>> Start

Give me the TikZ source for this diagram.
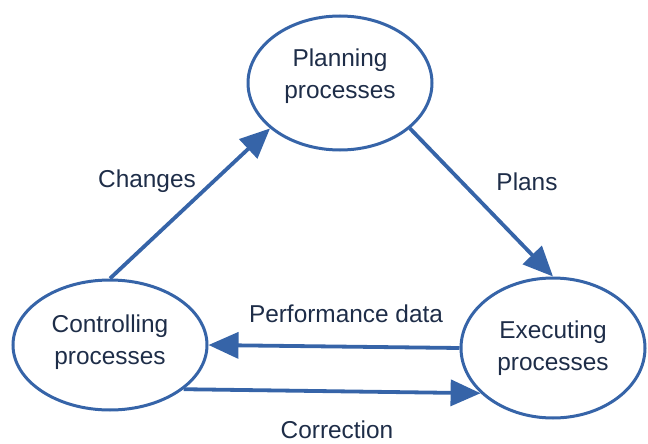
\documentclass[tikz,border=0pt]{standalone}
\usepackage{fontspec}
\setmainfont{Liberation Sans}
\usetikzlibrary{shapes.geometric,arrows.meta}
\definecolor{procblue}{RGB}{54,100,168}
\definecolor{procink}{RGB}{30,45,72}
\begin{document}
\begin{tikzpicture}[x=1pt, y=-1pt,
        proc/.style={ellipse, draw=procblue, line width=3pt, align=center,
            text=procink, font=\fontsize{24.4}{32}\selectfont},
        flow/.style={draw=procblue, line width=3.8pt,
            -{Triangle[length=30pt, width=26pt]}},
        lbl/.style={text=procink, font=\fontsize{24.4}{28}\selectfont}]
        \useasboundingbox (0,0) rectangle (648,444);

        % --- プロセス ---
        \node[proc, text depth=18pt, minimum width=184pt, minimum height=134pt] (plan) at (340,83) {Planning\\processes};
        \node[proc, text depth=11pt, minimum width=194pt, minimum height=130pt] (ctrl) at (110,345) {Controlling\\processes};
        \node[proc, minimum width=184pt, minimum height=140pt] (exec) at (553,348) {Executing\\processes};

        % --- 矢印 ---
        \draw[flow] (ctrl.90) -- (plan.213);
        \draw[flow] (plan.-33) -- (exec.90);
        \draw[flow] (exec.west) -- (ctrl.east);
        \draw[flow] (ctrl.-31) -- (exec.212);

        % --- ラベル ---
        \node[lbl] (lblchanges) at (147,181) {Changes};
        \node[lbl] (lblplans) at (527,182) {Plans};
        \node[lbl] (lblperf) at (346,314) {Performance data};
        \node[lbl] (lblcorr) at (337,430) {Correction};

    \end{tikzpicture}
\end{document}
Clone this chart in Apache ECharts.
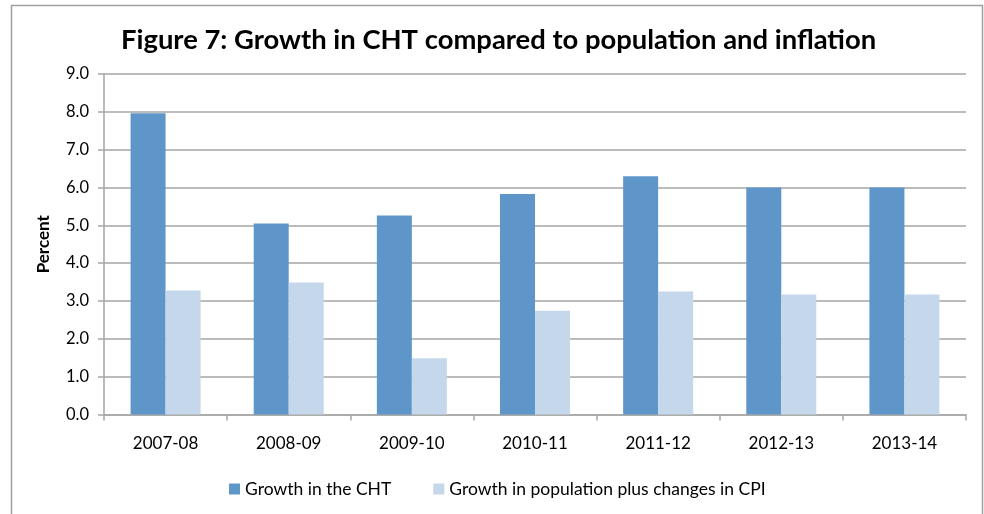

>> End

Short problem — Write the lines above out again exactly, without any of their pictures.

Output for this exercise —
Give me the TikZ source for this diagram.
\documentclass[tikz,border=0pt]{standalone}
\usepackage{fontspec}
\setmainfont{Liberation Sans}
\usetikzlibrary{shapes.geometric,arrows.meta}
\definecolor{procblue}{RGB}{54,100,168}
\definecolor{procink}{RGB}{30,45,72}
\begin{document}
\begin{tikzpicture}[x=1pt, y=-1pt,
        proc/.style={ellipse, draw=procblue, line width=3pt, align=center,
            text=procink, font=\fontsize{24.4}{32}\selectfont},
        flow/.style={draw=procblue, line width=3.8pt,
            -{Triangle[length=30pt, width=26pt]}},
        lbl/.style={text=procink, font=\fontsize{24.4}{28}\selectfont}]
        \useasboundingbox (0,0) rectangle (648,444);

        % --- プロセス ---
        \node[proc, text depth=18pt, minimum width=184pt, minimum height=134pt] (plan) at (340,83) {Planning\\processes};
        \node[proc, text depth=11pt, minimum width=194pt, minimum height=130pt] (ctrl) at (110,345) {Controlling\\processes};
        \node[proc, minimum width=184pt, minimum height=140pt] (exec) at (553,348) {Executing\\processes};

        % --- 矢印 ---
        \draw[flow] (ctrl.90) -- (plan.213);
        \draw[flow] (plan.-33) -- (exec.90);
        \draw[flow] (exec.west) -- (ctrl.east);
        \draw[flow] (ctrl.-31) -- (exec.212);

        % --- ラベル ---
        \node[lbl] (lblchanges) at (147,181) {Changes};
        \node[lbl] (lblplans) at (527,182) {Plans};
        \node[lbl] (lblperf) at (346,314) {Performance data};
        \node[lbl] (lblcorr) at (337,430) {Correction};

    \end{tikzpicture}
\end{document}
Clone this chart in Apache ECharts.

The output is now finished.